I was playing reporter on the fly with a short window. I am convinced that the general outline of the story one guy told me could stand for lots of others in the room. Most veterans – certainly prior to their service – come from the non-college educated working class. I passed for gentry in this crowd. The vet I talked with grew up in an old mill town where his forebears had migrated from Quebec Province a few generations back. He was a senior in high school in the waning sixties when he got his draft notice. After graduation he enlisted in the Air Force, and was trained as a combat engineer. By 1969 he was laying steel mats for landing strips all over Vietnam. He didn’t want to be there, he said. He was in a bad state of mind. His girlfriend had broken up with him just before he went in the service. He was 22, and on a base in the Delta he supervised a Vietnamese man he described as a peasant, about 70. He was amazed at how a man that age could perform such heavy labor. On one occasion he was invited to visit the man’s thatched home. It contained “a couple of plates, a couple of knives and forks, everything he needed.” That lesson wasn’t lost on him, he said. Still he “felt sorry” for the old papasan because “he had never known peace.” I asked him if the war was worth it, and he said no.
That’s not the message we would hear in this assembly. As a topic, the war can’t be completely ignored by its apologists at the Pentagon who manage the Vietnam War Commemorative franchise. But discussion can be limited, ideally dispensed with, by reinforcing a false historical judgment that panders to the sensibilities of select audiences of veterans, like, I’m assuming, those drawn to this event. Not that most read it or needed to be reminded, but, just in case, the official thinking on how Vietnam should be remembered was laid out explicitly in the printed program we’d been handed on entering the theater.
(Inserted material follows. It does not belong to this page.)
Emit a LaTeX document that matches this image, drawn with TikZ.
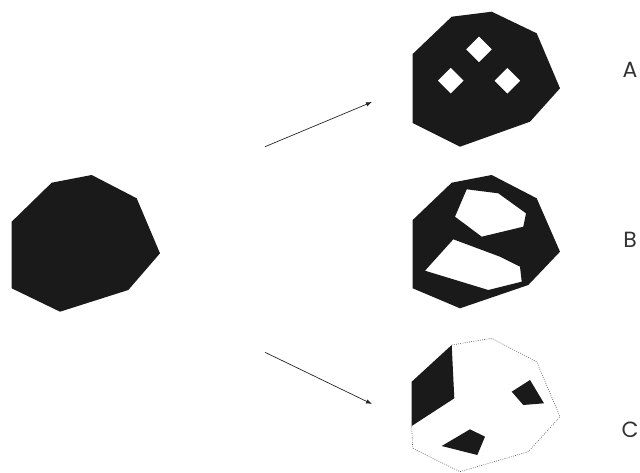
\documentclass[tikz,border=0pt]{standalone}
\usepackage{fontspec}
\setmainfont{Poppins}
\usetikzlibrary{arrows.meta}
\definecolor{ink}{HTML}{1A1A1A}
\tikzset{
  solid shape/.style={fill=ink},
  holed shape/.style={fill=ink,even odd rule},
  dotted outline/.style={draw=black!70,line width=0.6pt,dash pattern=on 0.8pt off 1.4pt},
  arrowline/.style={draw=black!85,line width=0.7pt,-{Latex[length=6pt,width=4.5pt]}},
  letter/.style={font=\fontsize{22}{22}\selectfont,text=black!80,inner sep=0pt}
}
\begin{document}
\begin{tikzpicture}[x=1pt,y=-1pt]
\useasboundingbox (0,0) rectangle (640,473);
% original shape
\fill[solid shape] (11.7,221.7) -- (51.7,182.7) -- (91.7,175) -- (136.7,198.3) -- (160,253.3) -- (128.3,290) -- (60,311.7) -- (11.7,288.3) -- cycle;
% A
\fill[holed shape] (412.7,54) -- (451.7,16.7) -- (491.7,11.7) -- (536.7,33.3) -- (560,88.3) -- (530,121.7) -- (460,146.7) -- (412.7,123) -- cycle
  (479,36.3) -- (492,49.3) -- (479,62.3) -- (466,49.3) -- cycle
  (450.7,67.7) -- (463.7,80.7) -- (450.7,93.7) -- (437.7,80.7) -- cycle
  (507.3,67.7) -- (520.3,80.7) -- (507.3,93.7) -- (494.3,80.7) -- cycle;
% B
\fill[holed shape] (412.7,220) -- (451.7,182.7) -- (491.7,175) -- (536.7,198.3) -- (560,251.7) -- (528.3,285) -- (460,308.3) -- (412.7,288.3) -- cycle
  (466.7,189.3) -- (498.3,193.3) -- (526,213.3) -- (523.3,226.7) -- (481.7,236.7) -- (455,216.7) -- cycle
  (425,270.7) -- (453.3,239.3) -- (500,256.7) -- (520,266.7) -- (521.7,281.7) -- (488.3,290) -- cycle;
% C
\draw[dotted outline] (451.7,345) -- (491.7,338.3) -- (536.7,361.7) -- (560,416.7) -- (528.3,451.7) -- (460,471.7) -- (412.7,448.3) -- (411.7,426);
\fill[solid shape] (411.7,381.7) -- (451.7,345) -- (454.3,398.3) -- (411.7,426) -- cycle;
\fill[solid shape] (511.7,391.7) -- (530,380) -- (544,403.3) -- (523.3,405) -- cycle;
\fill[solid shape] (441.7,446) -- (470,429.3) -- (485,436.7) -- (477.3,455) -- cycle;
% arrows
\coordinate (s1) at (265,146.7);
\coordinate (e1) at (372,102);
\coordinate (s2) at (265,352.3);
\coordinate (e2) at (372,404);
\draw[arrowline] (s1) -- (e1);
\draw[arrowline] (s2) -- (e2);
% labels
\node[letter] (la) at (630,70) {A};
\node[letter] (lb) at (630,240) {B};
\node[letter] (lc) at (630,430) {C};
\end{tikzpicture}
\end{document}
If we lost the war – just saying – it’s not because “the U.S. was defeated in battle;” our defeat was “political,” not military. Unfairly, veterans were blamed for the loss, and when they came home, “treated poorly.”
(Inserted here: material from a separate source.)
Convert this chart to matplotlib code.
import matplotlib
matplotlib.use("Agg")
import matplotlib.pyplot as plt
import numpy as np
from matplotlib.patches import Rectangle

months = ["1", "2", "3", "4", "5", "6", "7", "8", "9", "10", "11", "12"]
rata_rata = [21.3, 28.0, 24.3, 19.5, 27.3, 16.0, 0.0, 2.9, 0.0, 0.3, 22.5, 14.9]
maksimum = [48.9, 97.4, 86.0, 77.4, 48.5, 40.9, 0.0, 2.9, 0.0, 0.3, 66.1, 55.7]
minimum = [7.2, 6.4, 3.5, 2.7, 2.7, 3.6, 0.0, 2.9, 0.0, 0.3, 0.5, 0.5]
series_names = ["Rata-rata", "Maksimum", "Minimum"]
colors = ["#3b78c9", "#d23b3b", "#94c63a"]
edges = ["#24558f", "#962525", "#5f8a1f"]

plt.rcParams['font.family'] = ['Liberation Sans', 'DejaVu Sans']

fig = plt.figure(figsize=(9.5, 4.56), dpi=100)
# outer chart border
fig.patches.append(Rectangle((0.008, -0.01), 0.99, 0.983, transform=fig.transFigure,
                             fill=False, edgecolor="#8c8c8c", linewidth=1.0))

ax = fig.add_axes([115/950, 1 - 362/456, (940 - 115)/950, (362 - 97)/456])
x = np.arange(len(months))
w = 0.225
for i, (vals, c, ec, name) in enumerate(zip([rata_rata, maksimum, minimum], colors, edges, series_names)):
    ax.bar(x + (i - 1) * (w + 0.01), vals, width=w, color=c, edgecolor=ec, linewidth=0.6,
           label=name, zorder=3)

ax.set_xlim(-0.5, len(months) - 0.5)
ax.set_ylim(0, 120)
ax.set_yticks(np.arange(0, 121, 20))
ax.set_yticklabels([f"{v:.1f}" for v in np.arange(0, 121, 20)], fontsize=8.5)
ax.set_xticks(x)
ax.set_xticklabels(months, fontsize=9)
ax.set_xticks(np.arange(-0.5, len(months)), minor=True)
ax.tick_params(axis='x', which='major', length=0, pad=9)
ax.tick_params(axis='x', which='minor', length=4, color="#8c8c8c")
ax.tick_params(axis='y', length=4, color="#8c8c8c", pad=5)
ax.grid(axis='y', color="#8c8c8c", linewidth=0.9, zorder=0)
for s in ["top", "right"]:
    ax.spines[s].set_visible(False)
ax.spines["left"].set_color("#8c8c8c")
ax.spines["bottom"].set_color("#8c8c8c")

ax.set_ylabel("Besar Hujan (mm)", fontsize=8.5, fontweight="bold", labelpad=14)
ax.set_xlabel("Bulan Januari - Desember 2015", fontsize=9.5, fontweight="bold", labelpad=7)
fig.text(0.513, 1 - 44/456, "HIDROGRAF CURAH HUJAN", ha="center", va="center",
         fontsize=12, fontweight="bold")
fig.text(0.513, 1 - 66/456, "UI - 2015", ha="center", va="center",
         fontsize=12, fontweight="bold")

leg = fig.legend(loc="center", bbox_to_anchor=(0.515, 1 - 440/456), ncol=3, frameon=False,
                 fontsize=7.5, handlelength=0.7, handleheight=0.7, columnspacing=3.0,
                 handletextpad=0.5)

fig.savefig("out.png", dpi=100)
When the audience finally settled in the formal program began. The half dozen men in suits who’d been milling around the front of the hall now spoke in turn from the podium. The invocation came from a chaplain, said to be a former combat medic, who thanked the lord that we’d all been able “to serve America in a time of conflict.” He then ad-libbed a gushing aside in praise of the ranking dignitary who’d come to address us, Maine’s very own Tea Party governor, Paul LePage, whose face had been on high beam since the moment he’d arrived. Next the director of the Togus VA delivered, rapid fire, four or five different ways to thank us for our service, punctuated by as many god-bless-yous, then moved solemnly from the podium and intoned, “If you are able, stand, so we are able to thank you.” Applause all around.